> [Work to be completed]
Copy each line below in which the string "this" occurs.
###
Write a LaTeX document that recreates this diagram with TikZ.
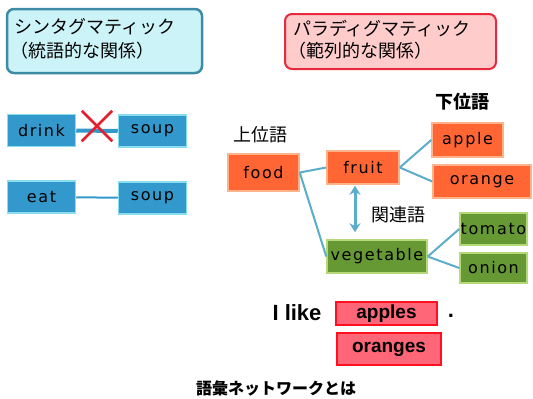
\documentclass[tikz,border=0pt]{standalone}
\usepackage{fontspec}
\setmainfont{DejaVu Sans}
\newfontfamily\jp{Noto Sans CJK JP}
\newfontfamily\bx[LetterSpace=10]{DejaVu Sans}
\newfontfamily\lib{Liberation Sans}
\usetikzlibrary{arrows.meta,shapes.misc}
\definecolor{hdrLfill}{HTML}{CCF4F8}
\definecolor{hdrLline}{HTML}{3D8BA5}
\definecolor{hdrRfill}{HTML}{FFCCCC}
\definecolor{hdrRline}{HTML}{E8283C}
\definecolor{bluefill}{HTML}{3399CC}
\definecolor{blueline}{HTML}{88DDEE}
\definecolor{orfill}{HTML}{FF6633}
\definecolor{orline}{HTML}{FFB38A}
\definecolor{grfill}{HTML}{669933}
\definecolor{grline}{HTML}{B5D97A}
\definecolor{pkfill}{HTML}{FF6678}
\definecolor{pkline}{HTML}{FF1020}
\definecolor{conncol}{HTML}{5AAECC}
\definecolor{xred}{HTML}{E41E2C}
\tikzset{
  wbox/.style={inner sep=0pt, line width=1.5pt, font=\bx\fontsize{16}{18}\selectfont, text=black},
  bluebox/.style={wbox, fill=bluefill, draw=blueline, minimum width=68pt, minimum height=32pt},
  orbox/.style={wbox, fill=orfill, draw=orline},
  grbox/.style={wbox, fill=grfill, draw=grline},
  pkbox/.style={inner sep=0pt, line width=2pt, fill=pkfill, draw=pkline, font=\lib\bfseries\fontsize{19}{21}\selectfont},
  jptxt/.style={inner sep=0pt, anchor=west, font=\jp\fontsize{18}{20}\selectfont},
  jplabel/.style={inner sep=0pt, font=\jp\fontsize{18}{20}\selectfont},
  conn/.style={draw=conncol, line width=2pt},
}
\begin{document}
\begin{tikzpicture}[x=1pt,y=-1pt]
\useasboundingbox (0,0) rectangle (533,399);
% headers
\node[draw=hdrLline, fill=hdrLfill, line width=2.5pt, rounded corners=7pt, minimum width=195pt, minimum height=64pt, inner sep=0pt] (synbox) at (104.5,41) {};
\node[jptxt] (syn1) at (14,27) {シンタグマティック};
\node[jptxt] (syn2) at (10,51) {（統語的な関係）};
\node[draw=hdrRline, fill=hdrRfill, line width=2pt, rounded corners=7pt, minimum width=211pt, minimum height=55pt, inner sep=0pt] (parbox) at (390.5,41.5) {};
\node[jptxt] (par1) at (293,29) {パラディグマティック};
\node[jptxt] (par2) at (288,51) {（範列的な関係）};
% syntagmatic examples
\node[bluebox] (drink) at (41.5,130.5) {drink};
\node[bluebox] (soupA) at (152.5,131) {soup};
\node[bluebox] (eat) at (41.5,197) {eat};
\node[bluebox] (soupB) at (152.5,198) {soup};
\draw[draw=bluefill, line width=4pt] (drink) -- (soupA);
\draw[draw=bluefill, line width=2pt] (eat) -- (soupB);
\node[cross out, draw=xred, line width=2.5pt, minimum size=28pt, inner sep=0pt] (nox) at (97,126) {};
% paradigmatic tree
\node[orbox, minimum width=71pt, minimum height=37pt] (food) at (263.5,172.5) {food};
\node[orbox, minimum width=72pt, minimum height=33pt] (fruit) at (363,167.5) {fruit};
\node[orbox, minimum width=71pt, minimum height=34pt] (apple) at (467.5,140) {apple};
\node[orbox, minimum width=98pt, minimum height=33pt] (orange) at (482,181.5) {orange};
\node[grbox, minimum width=100pt, minimum height=33pt] (veg) at (377,256.5) {vegetable};
\node[grbox, minimum width=67pt, minimum height=32pt] (tomato) at (493.5,229) {tomato};
\node[grbox, minimum width=67pt, minimum height=30pt] (onion) at (493.5,268) {onion};
\draw[conn] (food.east) -- (fruit.west);
\draw[conn] (food.east) -- (veg.west);
\draw[conn] (fruit.east) -- (apple.west);
\draw[conn] (fruit.east) -- (orange.west);
\draw[conn] (veg.east) -- (tomato.west);
\draw[conn] (veg.east) -- (onion.west);
\coordinate (arrtop) at ([xshift=-8pt]fruit.south);
\draw[draw=conncol, line width=3pt, {Stealth[length=9pt,width=11pt]}-{Stealth[length=9pt,width=11pt]}, shorten <=1pt, shorten >=7pt] (arrtop) -- (arrtop |- veg.north);
\node[jplabel] (upper) at (260,135) {上位語};
\node[jplabel, font=\jp\bfseries\fontsize{18}{20}\selectfont] (lower) at (462,102) {下位語};
\node[jplabel] (related) at (398,215) {関連語};
% sentence
\node[inner sep=0pt, font=\lib\bfseries\fontsize{22}{24}\selectfont] (ilike) at (297,313) {I like};
\node[pkbox, minimum width=101pt, minimum height=23pt] (apples) at (386.5,313.5) {apples};
\node[pkbox, minimum width=104pt, minimum height=32pt] (oranges) at (389,349) {oranges};
\node[inner sep=0pt, font=\lib\bfseries\fontsize{22}{24}\selectfont] (period) at (451,316) {.};
% title
\node[inner sep=0pt, font=\jp\bfseries\fontsize{16}{18}\selectfont] (title) at (276,388) {語彙ネットワークとは};
\end{tikzpicture}
\end{document}
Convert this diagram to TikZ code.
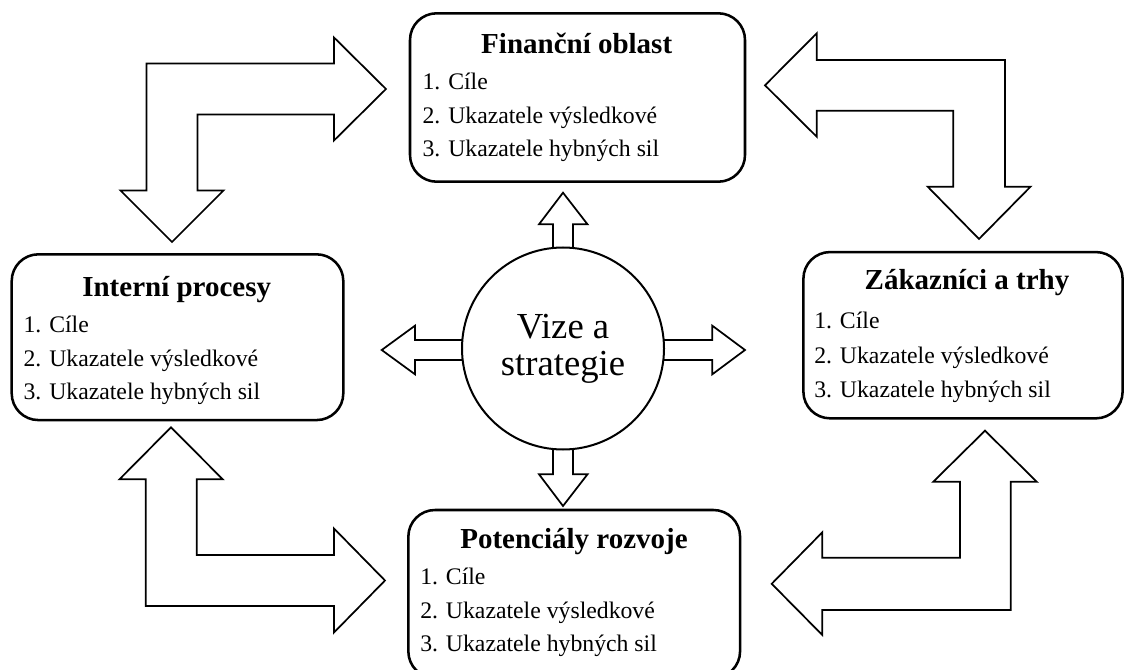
\documentclass[tikz,border=0pt]{standalone}
\usepackage{fontspec}
\setmainfont{Liberation Serif}
\begin{document}
\begin{tikzpicture}[x=0.75pt,y=-0.75pt,
  area/.style={draw=black, line width=1.9pt, rounded corners=20pt, fill=white,
    inner sep=0pt},
  heading/.style={anchor=base, font=\fontsize{21.75}{26}\selectfont\bfseries, inner sep=0pt},
  item/.style={anchor=base west, font=\fontsize{17.8}{21}\selectfont, inner sep=0pt},
  blockarrow/.style={draw=black, line width=1.3pt, fill=white, line join=miter},
  hub/.style={draw=black, line width=1.5pt, circle, fill=white, inner sep=0pt,
    minimum size=151.5pt, align=center,
    font=\fontsize{27.5}{27.8}\selectfont}]
\useasboundingbox (0,0) rectangle (1125,670);

% --- corner block arrows linking the four areas ---
\draw[blockarrow] (146.5,190.5) -- (146.5,63.5) -- (334,63.5) -- (334,37.5) -- (386,89)
  -- (334,140.5) -- (334,114.5) -- (197.5,114.5) -- (197.5,190.5) -- (223.5,190.5)
  -- (172,242) -- (120.5,190.5) -- cycle;
\draw[blockarrow] (1005,186.7) -- (1005,60) -- (816.7,60) -- (816.7,33.3) -- (765,85.3)
  -- (816.7,136.7) -- (816.7,110.7) -- (953.3,110.7) -- (953.3,186.7) -- (927.7,186.7)
  -- (979,239) -- (1030.5,186.7) -- cycle;
\draw[blockarrow] (145.7,479.3) -- (119.5,479.3) -- (171,427.3) -- (222.7,479.3)
  -- (196.7,479.3) -- (196.7,555) -- (334,555) -- (334,528.5) -- (385,580.5)
  -- (334,632.5) -- (334,606) -- (145.7,606) -- cycle;
\draw[blockarrow] (1010.7,481.7) -- (1036.7,481.7) -- (985,430.7) -- (933.3,481.7)
  -- (960,481.7) -- (960,557.7) -- (822.3,557.7) -- (822.3,532.3) -- (771.7,583.8)
  -- (822.3,635) -- (822.3,610) -- (1010.7,610) -- cycle;

% --- small arrows leaving the central circle ---
\draw[blockarrow] (553,349) -- (553,224.3) -- (539,224.3) -- (563,192.7) -- (587.5,224.3)
  -- (573,224.3) -- (573,349) -- cycle;
\draw[blockarrow] (553,349) -- (553,474.3) -- (539,474.3) -- (563,506) -- (587.5,474.3)
  -- (573,474.3) -- (573,349) -- cycle;
\draw[blockarrow] (563,340) -- (415,340) -- (415,325.7) -- (381.7,350) -- (415,374.3)
  -- (415,360) -- (563,360) -- cycle;
\draw[blockarrow] (563,340) -- (712.3,340) -- (712.3,325.7) -- (745,350) -- (712.3,374.3)
  -- (712.3,360) -- (563,360) -- cycle;

\node[hub] (vize) at (563,348.5) {Vize a\\strategie};

% --- the four areas ---
\node[area, minimum width=251.25pt, minimum height=126.3pt] (fin) at (577.5,97.5) {};
\node[area, minimum width=248.7pt, minimum height=124.3pt] (int) at (177.5,337.2) {};
\node[area, minimum width=239.4pt, minimum height=124.7pt] (zak) at (963,335.2) {};
\node[area, minimum width=248.8pt, minimum height=126pt] (pot) at (574.2,594) {};

\node[heading] (fint) at (576.7,53.3) {Finanční oblast};
\node[item] (fin1) at (422.3,90) {1. Cíle};
\node[item] (fin2) at (422.3,123.3) {2. Ukazatele výsledkové};
\node[item] (fin3) at (422.3,156.7) {3. Ukazatele hybných sil};

\node[heading] (intt) at (176.7,296.7) {Interní procesy};
\node[item] (int1) at (23.3,332.3) {1. Cíle};
\node[item] (int2) at (23.3,366.7) {2. Ukazatele výsledkové};
\node[item] (int3) at (23.3,399.3) {3. Ukazatele hybných sil};

\node[heading] (zakt) at (967,290) {Zákazníci a trhy};
\node[item] (zak1) at (814,328.3) {1. Cíle};
\node[item] (zak2) at (814,363.3) {2. Ukazatele výsledkové};
\node[item] (zak3) at (814,397.7) {3. Ukazatele hybných sil};

\node[heading] (pott) at (574,548.3) {Potenciály rozvoje};
\node[item] (pot1) at (420,584.3) {1. Cíle};
\node[item] (pot2) at (420,618.3) {2. Ukazatele výsledkové};
\node[item] (pot3) at (420,651.7) {3. Ukazatele hybných sil};
\end{tikzpicture}
\end{document}
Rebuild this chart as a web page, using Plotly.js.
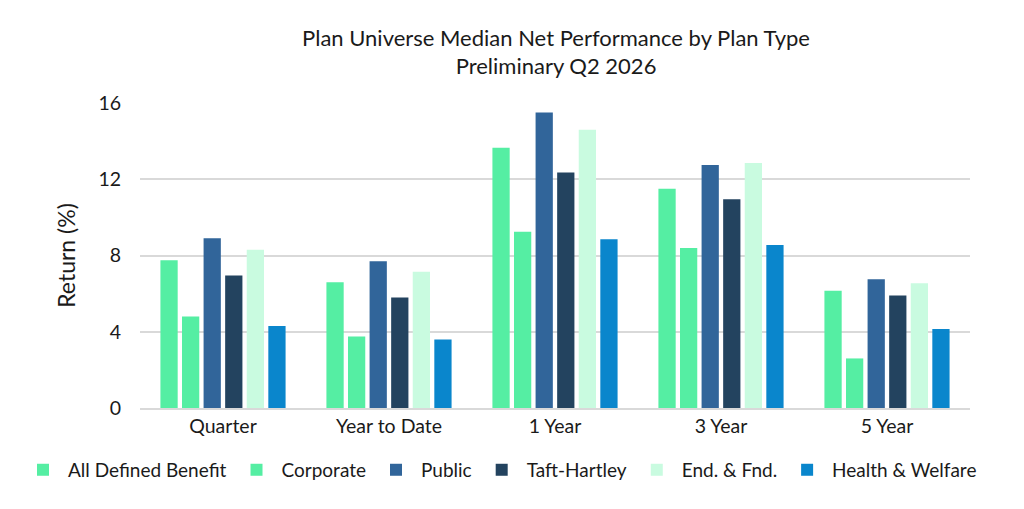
###
> [Correct result]
Write a LaTeX document that recreates this diagram with TikZ.
Convert this diagram to TikZ code.
Rebuild this chart as a web page, using Plotly.js.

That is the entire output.